Даже сквозь двери, сквозь толщу воздуха, почувствовала, сколько в выдохе было усталости и отчаянья. Не звонкого, с надрывом, а глухого и с самого дна. Ян притих так, словно в квартире все вымерло.
Меня остро кольнуло тревогой, и я не выдержала:
— Кто-нибудь! Есть кто-нибудь?
После короткого стука в дверь, створка приоткрылась, и Ян заглянул:
— Доброе утро. Что, в туалет приперло?
— Ну нет, ты и так видел слишком много… я проверяла — есть кто или одна?
— Воды, еды?
— Новостей.
— Нет новостей. Спину почесать, а то затекла как прикованная мумия, наверное? Кстати, я тебе подарки привез.
Засмеялась и скривилась. Ян такой измученный и вымотанный, а нашел для меня улыбку. Несносный северянин тоже добрался до сердца, пусть и с чувством братской любви, и я по всем его жестам и голосу чувствовала пережитую за меня тревогу.
Ян оглянулся на коридор и зашел, закрыв дверь. У него на самом деле в руках был пакет с чем-то.
— Одежда?
— Нет, развлечение. — На тумбочку легли четыре книги, кубик-рубика и пластиковая плоская коробочка «Пятнашки». — У Нуля ничего нет, а тебе лежать долго. Не в потолок же смотреть.
— Спасибо. Ян…
— Что?
— Оставь меня Нольду. Мы разберемся сами.

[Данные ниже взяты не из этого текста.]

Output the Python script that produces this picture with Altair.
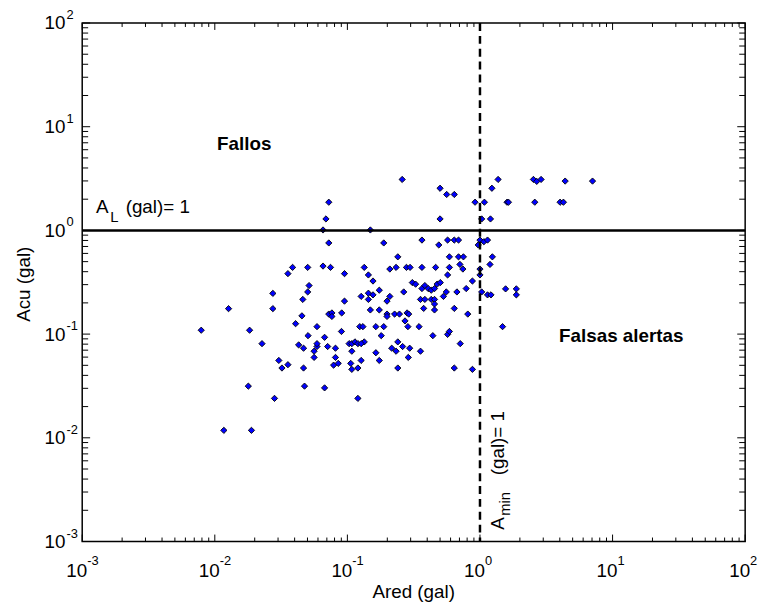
import altair as alt
import pandas as pd

# ---- data (gal) ----
ared = [0.0386, 0.0356, 0.0274, 0.0127, 0.0274, 0.0461, 0.0454, 0.0407, 0.0079, 0.0183,
        0.0227, 0.0429, 0.0467, 0.0304, 0.0321, 0.0356, 0.0467, 0.0179, 0.0475, 0.0282,
        0.0117, 0.0189, 0.259, 0.500, 0.561, 0.640, 0.0724, 0.918, 1.08, 1.23,
        1.37, 0.0689, 0.500, 1.03, 1.20, 0.0655, 0.149, 0.0724, 0.188, 0.365,
        0.489, 0.570, 0.640, 0.689, 1.00, 1.07, 1.14, 0.970, 0.240, 0.588,
        0.689, 0.750, 1.24, 1.19, 0.706, 0.0502, 0.0655, 0.0746, 0.0951, 0.134,
        0.144, 0.156, 0.209, 0.233, 0.279, 0.297, 0.365, 0.463, 0.588, 0.743,
        0.570, 1.00, 1.00, 0.877, 0.787, 0.0514, 0.0502, 0.0951, 0.127, 0.144,
        0.144, 0.156, 0.174, 0.209, 0.199, 0.266, 0.309, 0.327, 0.365, 0.384,
        0.407, 0.429, 0.454, 0.475, 0.502, 0.557, 0.530, 0.670, 0.356, 0.384,
        0.429, 0.454, 0.454, 1.03, 1.14, 1.21, 0.0724, 0.0764, 0.0906, 0.149,
        0.174, 0.199, 0.227, 0.247, 0.282, 0.290, 0.376, 0.454, 0.640, 0.809,
        0.0764, 0.199, 0.272, 0.0590, 0.124, 0.131, 0.164, 0.188, 0.286, 0.347,
        1.48, 0.0505, 0.0673, 0.0902, 0.180, 0.441, 0.570, 0.588, 0.0561, 0.0590,
        0.0590, 0.0710, 0.0813, 0.103, 0.108, 0.114, 0.120, 0.134, 0.127, 0.108,
        0.164, 0.216, 0.240, 0.233, 0.261, 0.295, 0.356, 0.710, 0.0561, 0.0813,
        0.174, 0.288, 0.127, 0.0787, 0.0853, 0.106, 0.108, 0.120, 0.240, 0.640,
        0.877, 0.0673, 0.120, 2.53, 2.68, 2.89, 4.39, 7.06, 1.60, 1.64,
        2.59, 4.02, 4.26, 1.56, 1.88, 1.88]
acu = [0.440, 0.383, 0.247, 0.176, 0.176, 0.216, 0.150, 0.126, 0.109, 0.109,
       0.0809, 0.0787, 0.0731, 0.0557, 0.0471, 0.0507, 0.0471, 0.0315, 0.0315, 0.0240,
       0.0118, 0.0118, 3.10, 2.55, 2.22, 2.22, 1.87, 1.87, 1.87, 2.55,
       3.10, 1.29, 1.29, 1.29, 1.29, 1.01, 1.01, 0.757, 0.757, 0.807,
       0.724, 0.807, 0.807, 0.807, 0.807, 0.778, 0.807, 0.724, 0.556, 0.556,
       0.556, 0.556, 0.556, 0.470, 0.470, 0.440, 0.453, 0.440, 0.383, 0.440,
       0.372, 0.325, 0.424, 0.440, 0.440, 0.440, 0.440, 0.440, 0.440, 0.424,
       0.372, 0.424, 0.372, 0.325, 0.275, 0.294, 0.255, 0.208, 0.231, 0.248,
       0.216, 0.239, 0.265, 0.231, 0.208, 0.255, 0.314, 0.303, 0.275, 0.294,
       0.275, 0.265, 0.275, 0.303, 0.314, 0.255, 0.231, 0.255, 0.216, 0.216,
       0.216, 0.216, 0.195, 0.255, 0.239, 0.239, 0.156, 0.160, 0.160, 0.171,
       0.171, 0.156, 0.156, 0.156, 0.160, 0.156, 0.177, 0.171, 0.177, 0.156,
       0.148, 0.148, 0.134, 0.118, 0.118, 0.118, 0.118, 0.118, 0.118, 0.118,
       0.118, 0.0966, 0.0931, 0.106, 0.0966, 0.0966, 0.0994, 0.106, 0.0684, 0.0759,
       0.0809, 0.0759, 0.0731, 0.0809, 0.0809, 0.0841, 0.0809, 0.0841, 0.0809, 0.0684,
       0.0661, 0.0731, 0.0841, 0.0684, 0.0759, 0.0731, 0.0684, 0.0809, 0.0596, 0.0596,
       0.0557, 0.0596, 0.0557, 0.0502, 0.0522, 0.0522, 0.0457, 0.0471, 0.0471, 0.0471,
       0.0457, 0.0303, 0.0240, 3.10, 2.97, 3.10, 2.99, 2.99, 1.87, 1.87,
       1.87, 1.87, 1.87, 0.273, 0.273, 0.239]

al_threshold = [1.0]     # A_L (gal) = 1
amin_threshold = [1.0]   # A_min (gal) = 1

major_exponents = [-3, -2, -1, 0, 1, 2]
minor_multipliers = [2, 3, 4, 5, 6, 7, 8, 9]

x_title = "Ared (gal)"
y_title = "Acu (gal)"
label_fallos = "Fallos"
label_falsas = "Falsas alertas"

# ---- layout / style ----
W, H = 670, 524
FONT = "Liberation Sans"
FS = 19
FS_SMALL = 13

xs = alt.Scale(type="log", domain=[1e-3, 1e2], nice=False)
ys = alt.Scale(type="log", domain=[1e-3, 1e2], nice=False)


def X(f):
    return alt.X(f, type="quantitative", scale=xs, axis=None)


def Y(f):
    return alt.Y(f, type="quantitative", scale=ys, axis=None)


pts = pd.DataFrame({"ared": ared, "acu": acu})
major = pd.DataFrame({"v": [10.0 ** e for e in major_exponents],
                      "e": [str(e) for e in major_exponents]})
minor = pd.DataFrame({"v": [m * 10.0 ** e for e in major_exponents[:-1] for m in minor_multipliers]})

points = alt.Chart(pts).mark_point(
    shape="diamond", filled=True, fill="#0000ff", stroke="black",
    strokeWidth=0.9, size=40, opacity=1, fillOpacity=1
).encode(x=X("ared"), y=Y("acu"))

hline = alt.Chart(pd.DataFrame({"acu": al_threshold})).mark_rule(
    color="black", strokeWidth=2.5).encode(y=Y("acu"))
vline = alt.Chart(pd.DataFrame({"ared": amin_threshold})).mark_rule(
    color="black", strokeWidth=2.5, strokeDash=[8, 5]).encode(x=X("ared"))

layers = [points, hline, vline]

# inward ticks on all four sides
for df, lx, ly in [(major, 7, 8), (minor, 4, 6)]:
    layers.append(alt.Chart(df).mark_rule(color="black", strokeWidth=1).encode(
        x=X("v"), y=alt.value(H), y2=alt.value(H - lx)))
    layers.append(alt.Chart(df).mark_rule(color="black", strokeWidth=1).encode(
        x=X("v"), y=alt.value(0), y2=alt.value(lx)))
    layers.append(alt.Chart(df).mark_rule(color="black", strokeWidth=1).encode(
        y=Y("v"), x=alt.value(0), x2=alt.value(ly)))
    layers.append(alt.Chart(df).mark_rule(color="black", strokeWidth=1).encode(
        y=Y("v"), x=alt.value(W), x2=alt.value(W - ly)))

# tick labels 10^e
layers.append(alt.Chart(major).mark_text(font=FONT, fontSize=FS, align="right",
                                         baseline="alphabetic", dx=5).encode(
    x=X("v"), y=alt.value(H + 36), text=alt.value("10")))
layers.append(alt.Chart(major).mark_text(font=FONT, fontSize=FS_SMALL, align="left",
                                         baseline="alphabetic", dx=5).encode(
    x=X("v"), y=alt.value(H + 24), text="e:N"))
layers.append(alt.Chart(major).mark_text(font=FONT, fontSize=FS, align="right",
                                         baseline="alphabetic", dy=6.5).encode(
    y=Y("v"), x=alt.value(-17), text=alt.value("10")))
layers.append(alt.Chart(major).mark_text(font=FONT, fontSize=FS_SMALL, align="left",
                                         baseline="alphabetic", dy=-4).encode(
    y=Y("v"), x=alt.value(-16), text="e:N"))

# axis titles
layers.append(alt.Chart(pd.DataFrame({"t": [x_title]})).mark_text(
    font=FONT, fontSize=FS, align="center", baseline="alphabetic").encode(
    x=alt.value(W / 2), y=alt.value(H + 57), text="t:N"))
layers.append(alt.Chart(pd.DataFrame({"t": [y_title]})).mark_text(
    font=FONT, fontSize=FS, align="center", baseline="alphabetic", angle=270).encode(
    x=alt.value(-53), y=alt.value(H / 2 + 2), text="t:N"))

# region annotations
layers.append(alt.Chart(pd.DataFrame({"ared": [0.0104], "acu": [6.0], "t": [label_fallos]})).mark_text(
    font=FONT, fontSize=FS, fontWeight="bold", align="left", baseline="alphabetic").encode(
    x=X("ared"), y=Y("acu"), text="t:N"))
layers.append(alt.Chart(pd.DataFrame({"ared": [3.95], "acu": [0.0846], "t": [label_falsas]})).mark_text(
    font=FONT, fontSize=FS, fontWeight="bold", align="left", baseline="alphabetic").encode(
    x=X("ared"), y=Y("acu"), text="t:N"))

# A_L (gal)= 1
al_anchor = pd.DataFrame({"ared": [0.00127], "acu": [1.47]})
for txt, size, dx, dy in [("A", FS, 0, 0), ("L", 15, 14.5, 9), ("(gal)= 1", FS, 30, 0)]:
    layers.append(alt.Chart(al_anchor).mark_text(
        font=FONT, fontSize=size, align="left", baseline="alphabetic", dx=dx, dy=dy).encode(
        x=X("ared"), y=Y("acu"), text=alt.value(txt)))

# A_min (gal)= 1 (vertical)
amin_anchor = pd.DataFrame({"ared": [1.51], "acu": [0.0013]})
for txt, size, dx, dy in [("A", FS, 0, 0), ("min", 15, 14, 6), ("(gal)= 1", FS, 55, 0)]:
    layers.append(alt.Chart(amin_anchor).mark_text(
        font=FONT, fontSize=size, align="left", baseline="alphabetic", angle=270,
        dx=dx, dy=dy).encode(
        x=X("ared"), y=Y("acu"), text=alt.value(txt)))

chart = alt.layer(*layers).properties(
    width=W, height=H,
    padding={"left": 75, "top": 12, "right": 15, "bottom": 61},
    autosize=alt.AutoSizeParams(type="none"),
).configure_view(stroke="black", strokeWidth=1.5)

chart.save("out.html", embed_options={"renderer": "svg", "actions": False})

Он помрачнел и даже посерел как туча, утратив совсем северную бледность. С сомнением свел светлые брови и спросил, вложив в интонацию больше смысла, чем в сами слова:
— Понимаешь, что говоришь?
— Понимаю.
Ян бросил взгляд на мои ноги под простынью, зло шевельнул челюстью, но потом, когда снова посмотрел в глаза, успокоился.